Un autre piège, inverse, attend le lecteur sensible aux auteurs antimodernes, aux dénonciateurs du règne de l'argent, de la machine et des bons sentiments. Souvent, avec les écrivains qu'il affectionne, ce lecteur prend tout son plaisir littéraire aux outrages faits au monde tel qu'il est, l'Immonde du roman. Cette attitude de constante révolte, de constant dégoût, nourrie aux essais de Philippe Muray et incarnée aujourd'hui par Michel Houellebecq, Patrice Jean, Bruno Lafourcade, nous place dans une relation de haine envers le monde, aussi stérile que le conformisme idiot des progressistes. Lazare, le héros de Sébastien Lapaque, découvrant que notre monde est proprement l'Immonde, ne reste pas prisonnier de cette révélation, il ne se plaît pas à le haïr ni à l'accabler d'imprécations. Il va au-delà, entraîné par la grâce divine vers une seconde révélation, celle de la beauté du monde créé par Dieu, préservé et cultivé par certains hommes, non encore assassiné par les manieurs d'argent, le tourisme et les forces de progrès.
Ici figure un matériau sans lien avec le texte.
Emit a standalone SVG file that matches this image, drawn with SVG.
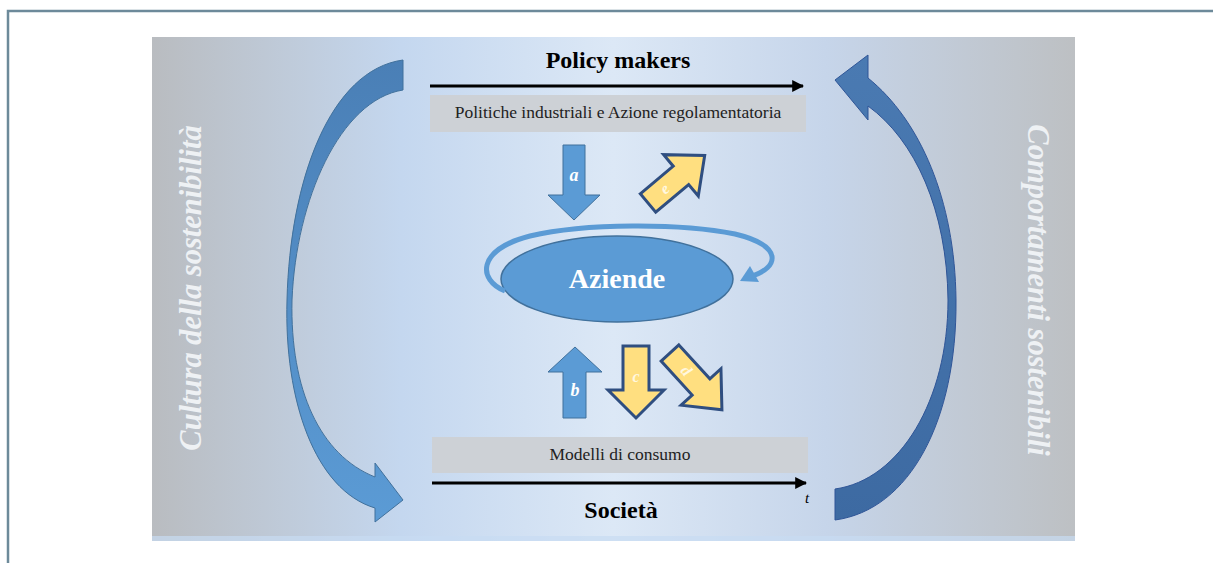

Ce personnage semble toutefois se convertir au christianisme, à la vie, à la fraternité et à l'ordre chrétiens, plus qu'au Christ lui-même, peu présent, un peu évanescent dans le livre.
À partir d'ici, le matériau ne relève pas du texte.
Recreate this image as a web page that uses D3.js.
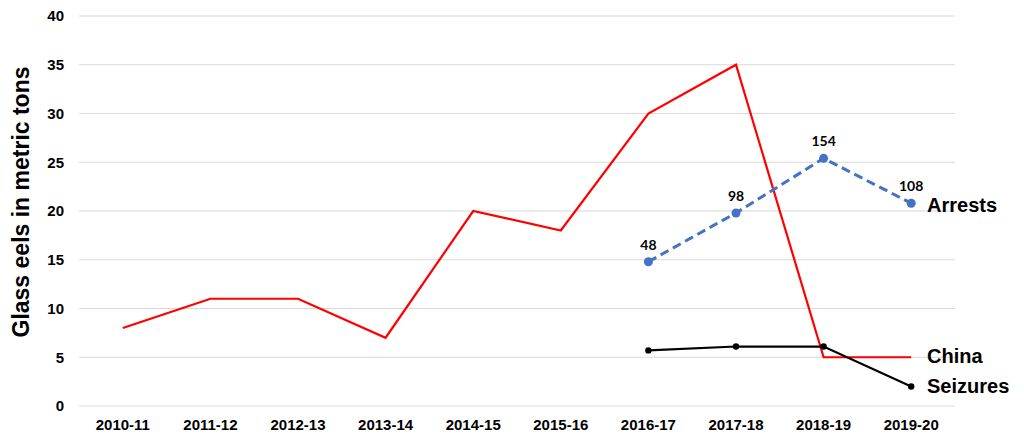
<!DOCTYPE html>
<html><head><meta charset="utf-8">
<script src="https://cdn.jsdelivr.net/npm/d3@7/dist/d3.min.js"></script>
<style>body{margin:0;background:#fff}svg{display:block}</style>
</head><body>
<svg id="c" width="1024" height="441"></svg>
<script>
const categories = ["2010-11","2011-12","2012-13","2013-14","2014-15","2015-16","2016-17","2017-18","2018-19","2019-20"];
const chinaValues = [8, 11, 11, 7, 20, 18, 30, 35, 5, 5];
const arrestCategories = ["2016-17","2017-18","2018-19","2019-20"];
const arrestValues = [48, 98, 154, 108];
const seizureCategories = ["2016-17","2017-18","2018-19","2019-20"];
const seizureValues = [5.7, 6.1, 6.1, 2.0];
const yTicks = [0,5,10,15,20,25,30,35,40];

const FONT = "Liberation Sans, Arial, sans-serif";
const svg = d3.select("#c");
const x = d3.scaleBand().domain(categories).range([79, 955]);
const cx = c => x(c) + x.bandwidth()/2;
const y = d3.scaleLinear().domain([0, 40]).range([406, 16]);
const y2 = d3.scaleLinear().domain([-100, 300]).range([406, 16]);

// gridlines
svg.append("g").selectAll("line").data(yTicks).join("line")
  .attr("x1", 79).attr("x2", 955)
  .attr("y1", d => y(d)).attr("y2", d => y(d))
  .attr("stroke", "#d9d9d9").attr("stroke-width", 1);

// y axis
const yAxis = svg.append("g").attr("transform", "translate(79,0)")
  .call(d3.axisLeft(y).tickValues(yTicks).tickSize(0).tickPadding(15));
yAxis.select(".domain").remove();
yAxis.attr("font-size", 15).attr("font-family", FONT);
yAxis.selectAll("text").attr("font-weight", "bold").attr("fill", "#000");

// x axis
const xAxis = svg.append("g").attr("transform", "translate(0,406)")
  .call(d3.axisBottom(x).tickSize(0).tickPadding(13));
xAxis.select(".domain").remove();
xAxis.attr("font-size", 15).attr("font-family", FONT);
xAxis.selectAll("text").attr("font-weight", "bold").attr("fill", "#000");

// y title
svg.append("text").attr("transform", "translate(29,202) rotate(-90)")
  .attr("text-anchor", "middle").attr("font-family", FONT)
  .attr("font-weight", "bold").attr("font-size", 23).text("Glass eels in metric tons");

// China line
svg.append("path").datum(chinaValues.map((v,i)=>[categories[i], v]))
  .attr("fill", "none").attr("stroke", "#ff0000").attr("stroke-width", 2.2)
  .attr("d", d3.line().x(d => cx(d[0])).y(d => y(d[1])));

// Seizures
const sz = seizureValues.map((v,i)=>[seizureCategories[i], v]);
svg.append("path").datum(sz).attr("fill","none").attr("stroke","#000").attr("stroke-width",2.2)
  .attr("d", d3.line().x(d => cx(d[0])).y(d => y(d[1])));
svg.append("g").selectAll("circle").data(sz).join("circle")
  .attr("cx", d => cx(d[0])).attr("cy", d => y(d[1])).attr("r", 3.2).attr("fill", "#000");

// Arrests
const ar = arrestValues.map((v,i)=>[arrestCategories[i], v]);
svg.append("path").datum(ar).attr("fill","none").attr("stroke","#4472c4").attr("stroke-width",3)
  .attr("stroke-dasharray","9,5")
  .attr("d", d3.line().x(d => cx(d[0])).y(d => y2(d[1])));
svg.append("g").selectAll("circle").data(ar).join("circle")
  .attr("cx", d => cx(d[0])).attr("cy", d => y2(d[1])).attr("r", 4.5).attr("fill", "#4472c4");
svg.append("g").selectAll("text").data(ar).join("text")
  .attr("x", d => cx(d[0])).attr("y", d => y2(d[1]) - 12)
  .attr("text-anchor", "middle").attr("font-family", "Lato, Open Sans, sans-serif")
  .attr("font-weight", "bold").attr("font-size", 14).text(d => d[1]);

// series labels
const lab = (t, yy) => svg.append("text").attr("x", 927).attr("y", yy)
  .attr("font-family", FONT).attr("font-weight", "bold")
  .attr("font-size", 20).text(t);
lab("Arrests", 212);
lab("China", 363);
lab("Seizures", 393);
</script>
</body></html>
C'est là que le bât blesse. On sait bien que l'Enfer de Dante est un poème plus intéressant que son Paradis. Il faut un génie poétique et littéraire hors pair pour rendre la Grâce, la beauté et le bonheur attirants en littérature, surtout quand on s'adresse à des lecteurs privés d'espérance, sceptiques et cyniques. Il n'est pas certain que le talent de Sébastien Lapaque suffise. Son roman contient de belles intuitions et de belles pages, des scènes lumineuses de Paris, de la Bretagne, de la forêt et de la ville pleines d'oiseaux, mais souffre aussi de lourds défauts : le récit à la première personne empêche tout jeu et toute distance critiques du narrateur et du personnage ; de longs passages à thèse maladroitement insérés dans le récit, développent les idées de l'auteur ; les scories linguistiques et stylistiques de la langue immonde encombrent sa prose ; enfin il n'est pas suffisamment armé contre les clichés de l'Immonde, ses abstractions moderneuses, ses "paysages absolus" et autres niaiseries. Sébastien Lapaque rappelle le second Huysmans, celui des romans de la conversion : devenu catholique, ayant l'ambition de participer au renouveau de l'art chrétien, il est resté marqué par les tares littéraires et idéologiques de son ancien maître Zola. Il n'a pas converti sa langue et son art, et cela se voit. Sébastien Lapaque est encore trop peu inactuel.

Malgré toutes ces réserves, "Ce monde est tellement beau" est un beau livre, imparfait, maladroit mais intéressant : un essai d'art chrétien. On lira avec beaucoup de profit l'interview que Sébastien Lapaque a accordée à Jacques de Guillebon et Jérôme Besnard, du magazine L'Incorrect de janvier 2021. Sans la recommandation de ce journal, je n'aurais jamais ouvert ce livre au titre alarmant.